[start]

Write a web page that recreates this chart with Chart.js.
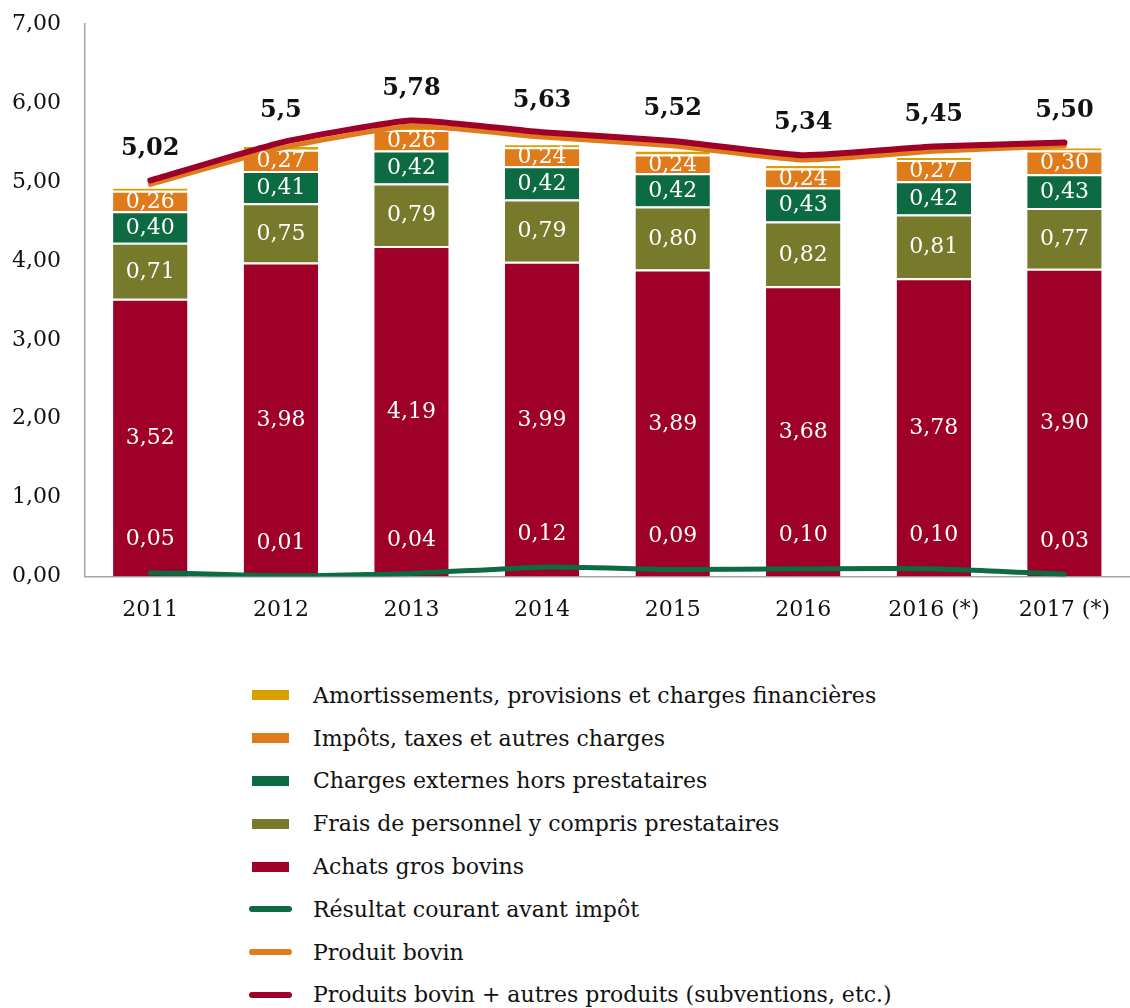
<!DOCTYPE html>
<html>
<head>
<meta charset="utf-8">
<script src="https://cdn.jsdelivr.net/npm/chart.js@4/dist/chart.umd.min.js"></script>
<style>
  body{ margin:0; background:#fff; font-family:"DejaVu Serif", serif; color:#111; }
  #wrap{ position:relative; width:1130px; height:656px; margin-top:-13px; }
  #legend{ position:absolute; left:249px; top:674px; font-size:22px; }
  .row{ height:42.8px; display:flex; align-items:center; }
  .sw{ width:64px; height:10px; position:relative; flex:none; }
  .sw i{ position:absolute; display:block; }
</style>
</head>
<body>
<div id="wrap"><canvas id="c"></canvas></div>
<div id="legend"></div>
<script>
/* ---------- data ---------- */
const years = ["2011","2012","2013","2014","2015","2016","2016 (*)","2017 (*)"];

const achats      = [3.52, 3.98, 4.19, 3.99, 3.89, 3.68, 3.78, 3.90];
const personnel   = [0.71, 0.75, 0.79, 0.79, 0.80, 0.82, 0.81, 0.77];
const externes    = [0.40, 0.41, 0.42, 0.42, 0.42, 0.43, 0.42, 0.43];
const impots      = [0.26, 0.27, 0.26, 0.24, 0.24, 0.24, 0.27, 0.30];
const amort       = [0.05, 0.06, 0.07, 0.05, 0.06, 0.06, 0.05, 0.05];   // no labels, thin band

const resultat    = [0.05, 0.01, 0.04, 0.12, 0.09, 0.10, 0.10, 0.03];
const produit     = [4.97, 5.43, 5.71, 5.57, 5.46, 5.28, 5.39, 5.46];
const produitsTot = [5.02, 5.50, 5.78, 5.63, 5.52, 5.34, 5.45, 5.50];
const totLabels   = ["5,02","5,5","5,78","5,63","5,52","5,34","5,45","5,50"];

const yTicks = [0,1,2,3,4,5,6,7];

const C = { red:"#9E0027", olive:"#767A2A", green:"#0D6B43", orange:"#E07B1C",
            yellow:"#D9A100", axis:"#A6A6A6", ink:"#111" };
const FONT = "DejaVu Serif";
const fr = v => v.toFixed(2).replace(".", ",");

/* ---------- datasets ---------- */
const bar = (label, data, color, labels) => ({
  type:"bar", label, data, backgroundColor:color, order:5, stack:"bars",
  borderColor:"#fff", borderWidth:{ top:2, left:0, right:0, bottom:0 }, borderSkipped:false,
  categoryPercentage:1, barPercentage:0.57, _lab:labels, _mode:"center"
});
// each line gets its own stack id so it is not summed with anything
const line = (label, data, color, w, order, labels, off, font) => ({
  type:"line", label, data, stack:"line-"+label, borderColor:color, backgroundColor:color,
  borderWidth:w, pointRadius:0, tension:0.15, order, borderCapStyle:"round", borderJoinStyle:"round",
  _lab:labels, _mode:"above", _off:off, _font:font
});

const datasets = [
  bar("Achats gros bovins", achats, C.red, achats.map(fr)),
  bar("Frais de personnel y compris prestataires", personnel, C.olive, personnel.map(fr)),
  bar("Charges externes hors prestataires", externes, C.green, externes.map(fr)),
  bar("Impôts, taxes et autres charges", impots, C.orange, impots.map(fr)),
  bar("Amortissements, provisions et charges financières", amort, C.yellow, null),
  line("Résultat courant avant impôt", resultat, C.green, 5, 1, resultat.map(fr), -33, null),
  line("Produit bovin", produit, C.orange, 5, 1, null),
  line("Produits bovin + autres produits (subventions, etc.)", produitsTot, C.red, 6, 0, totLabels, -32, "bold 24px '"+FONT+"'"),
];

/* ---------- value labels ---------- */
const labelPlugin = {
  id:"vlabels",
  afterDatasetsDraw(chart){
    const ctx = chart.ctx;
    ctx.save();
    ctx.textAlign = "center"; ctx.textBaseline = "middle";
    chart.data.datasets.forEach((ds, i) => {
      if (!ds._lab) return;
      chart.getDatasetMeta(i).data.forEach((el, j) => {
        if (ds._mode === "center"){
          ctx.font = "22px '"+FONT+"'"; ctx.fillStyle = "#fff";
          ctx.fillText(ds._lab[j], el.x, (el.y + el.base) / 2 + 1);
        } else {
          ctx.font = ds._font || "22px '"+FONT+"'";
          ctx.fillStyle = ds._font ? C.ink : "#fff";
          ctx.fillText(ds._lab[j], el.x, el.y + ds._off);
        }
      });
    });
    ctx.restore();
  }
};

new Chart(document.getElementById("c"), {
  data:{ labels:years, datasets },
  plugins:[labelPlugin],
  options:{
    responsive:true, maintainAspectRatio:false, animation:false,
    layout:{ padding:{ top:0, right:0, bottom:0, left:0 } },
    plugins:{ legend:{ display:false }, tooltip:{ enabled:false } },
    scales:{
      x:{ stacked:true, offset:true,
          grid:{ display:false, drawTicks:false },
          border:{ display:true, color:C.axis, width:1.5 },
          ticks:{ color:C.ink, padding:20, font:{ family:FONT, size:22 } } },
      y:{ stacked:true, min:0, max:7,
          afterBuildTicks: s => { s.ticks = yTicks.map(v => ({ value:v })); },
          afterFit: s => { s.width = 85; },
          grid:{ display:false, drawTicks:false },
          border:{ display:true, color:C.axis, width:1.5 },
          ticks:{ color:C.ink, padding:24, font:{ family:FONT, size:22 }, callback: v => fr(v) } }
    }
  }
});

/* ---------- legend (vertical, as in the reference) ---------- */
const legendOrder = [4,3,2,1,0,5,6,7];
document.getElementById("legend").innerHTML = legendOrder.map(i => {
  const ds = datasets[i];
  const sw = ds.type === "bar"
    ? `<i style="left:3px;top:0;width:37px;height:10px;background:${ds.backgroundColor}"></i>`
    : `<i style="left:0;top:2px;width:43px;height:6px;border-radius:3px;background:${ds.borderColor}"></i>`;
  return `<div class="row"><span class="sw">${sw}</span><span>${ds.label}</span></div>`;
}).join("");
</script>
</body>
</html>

[end]

= Task statement =
Each line of the data is to be duplicated exactly; pictures stay out of the copy.

= Problem solution =
Write a web page that recreates this chart with Chart.js.
<!DOCTYPE html>
<html>
<head>
<meta charset="utf-8">
<script src="https://cdn.jsdelivr.net/npm/chart.js@4/dist/chart.umd.min.js"></script>
<style>
  body{ margin:0; background:#fff; font-family:"DejaVu Serif", serif; color:#111; }
  #wrap{ position:relative; width:1130px; height:656px; margin-top:-13px; }
  #legend{ position:absolute; left:249px; top:674px; font-size:22px; }
  .row{ height:42.8px; display:flex; align-items:center; }
  .sw{ width:64px; height:10px; position:relative; flex:none; }
  .sw i{ position:absolute; display:block; }
</style>
</head>
<body>
<div id="wrap"><canvas id="c"></canvas></div>
<div id="legend"></div>
<script>
/* ---------- data ---------- */
const years = ["2011","2012","2013","2014","2015","2016","2016 (*)","2017 (*)"];

const achats      = [3.52, 3.98, 4.19, 3.99, 3.89, 3.68, 3.78, 3.90];
const personnel   = [0.71, 0.75, 0.79, 0.79, 0.80, 0.82, 0.81, 0.77];
const externes    = [0.40, 0.41, 0.42, 0.42, 0.42, 0.43, 0.42, 0.43];
const impots      = [0.26, 0.27, 0.26, 0.24, 0.24, 0.24, 0.27, 0.30];
const amort       = [0.05, 0.06, 0.07, 0.05, 0.06, 0.06, 0.05, 0.05];   // no labels, thin band

const resultat    = [0.05, 0.01, 0.04, 0.12, 0.09, 0.10, 0.10, 0.03];
const produit     = [4.97, 5.43, 5.71, 5.57, 5.46, 5.28, 5.39, 5.46];
const produitsTot = [5.02, 5.50, 5.78, 5.63, 5.52, 5.34, 5.45, 5.50];
const totLabels   = ["5,02","5,5","5,78","5,63","5,52","5,34","5,45","5,50"];

const yTicks = [0,1,2,3,4,5,6,7];

const C = { red:"#9E0027", olive:"#767A2A", green:"#0D6B43", orange:"#E07B1C",
            yellow:"#D9A100", axis:"#A6A6A6", ink:"#111" };
const FONT = "DejaVu Serif";
const fr = v => v.toFixed(2).replace(".", ",");

/* ---------- datasets ---------- */
const bar = (label, data, color, labels) => ({
  type:"bar", label, data, backgroundColor:color, order:5, stack:"bars",
  borderColor:"#fff", borderWidth:{ top:2, left:0, right:0, bottom:0 }, borderSkipped:false,
  categoryPercentage:1, barPercentage:0.57, _lab:labels, _mode:"center"
});
// each line gets its own stack id so it is not summed with anything
const line = (label, data, color, w, order, labels, off, font) => ({
  type:"line", label, data, stack:"line-"+label, borderColor:color, backgroundColor:color,
  borderWidth:w, pointRadius:0, tension:0.15, order, borderCapStyle:"round", borderJoinStyle:"round",
  _lab:labels, _mode:"above", _off:off, _font:font
});

const datasets = [
  bar("Achats gros bovins", achats, C.red, achats.map(fr)),
  bar("Frais de personnel y compris prestataires", personnel, C.olive, personnel.map(fr)),
  bar("Charges externes hors prestataires", externes, C.green, externes.map(fr)),
  bar("Impôts, taxes et autres charges", impots, C.orange, impots.map(fr)),
  bar("Amortissements, provisions et charges financières", amort, C.yellow, null),
  line("Résultat courant avant impôt", resultat, C.green, 5, 1, resultat.map(fr), -33, null),
  line("Produit bovin", produit, C.orange, 5, 1, null),
  line("Produits bovin + autres produits (subventions, etc.)", produitsTot, C.red, 6, 0, totLabels, -32, "bold 24px '"+FONT+"'"),
];

/* ---------- value labels ---------- */
const labelPlugin = {
  id:"vlabels",
  afterDatasetsDraw(chart){
    const ctx = chart.ctx;
    ctx.save();
    ctx.textAlign = "center"; ctx.textBaseline = "middle";
    chart.data.datasets.forEach((ds, i) => {
      if (!ds._lab) return;
      chart.getDatasetMeta(i).data.forEach((el, j) => {
        if (ds._mode === "center"){
          ctx.font = "22px '"+FONT+"'"; ctx.fillStyle = "#fff";
          ctx.fillText(ds._lab[j], el.x, (el.y + el.base) / 2 + 1);
        } else {
          ctx.font = ds._font || "22px '"+FONT+"'";
          ctx.fillStyle = ds._font ? C.ink : "#fff";
          ctx.fillText(ds._lab[j], el.x, el.y + ds._off);
        }
      });
    });
    ctx.restore();
  }
};

new Chart(document.getElementById("c"), {
  data:{ labels:years, datasets },
  plugins:[labelPlugin],
  options:{
    responsive:true, maintainAspectRatio:false, animation:false,
    layout:{ padding:{ top:0, right:0, bottom:0, left:0 } },
    plugins:{ legend:{ display:false }, tooltip:{ enabled:false } },
    scales:{
      x:{ stacked:true, offset:true,
          grid:{ display:false, drawTicks:false },
          border:{ display:true, color:C.axis, width:1.5 },
          ticks:{ color:C.ink, padding:20, font:{ family:FONT, size:22 } } },
      y:{ stacked:true, min:0, max:7,
          afterBuildTicks: s => { s.ticks = yTicks.map(v => ({ value:v })); },
          afterFit: s => { s.width = 85; },
          grid:{ display:false, drawTicks:false },
          border:{ display:true, color:C.axis, width:1.5 },
          ticks:{ color:C.ink, padding:24, font:{ family:FONT, size:22 }, callback: v => fr(v) } }
    }
  }
});

/* ---------- legend (vertical, as in the reference) ---------- */
const legendOrder = [4,3,2,1,0,5,6,7];
document.getElementById("legend").innerHTML = legendOrder.map(i => {
  const ds = datasets[i];
  const sw = ds.type === "bar"
    ? `<i style="left:3px;top:0;width:37px;height:10px;background:${ds.backgroundColor}"></i>`
    : `<i style="left:0;top:2px;width:43px;height:6px;border-radius:3px;background:${ds.borderColor}"></i>`;
  return `<div class="row"><span class="sw">${sw}</span><span>${ds.label}</span></div>`;
}).join("");
</script>
</body>
</html>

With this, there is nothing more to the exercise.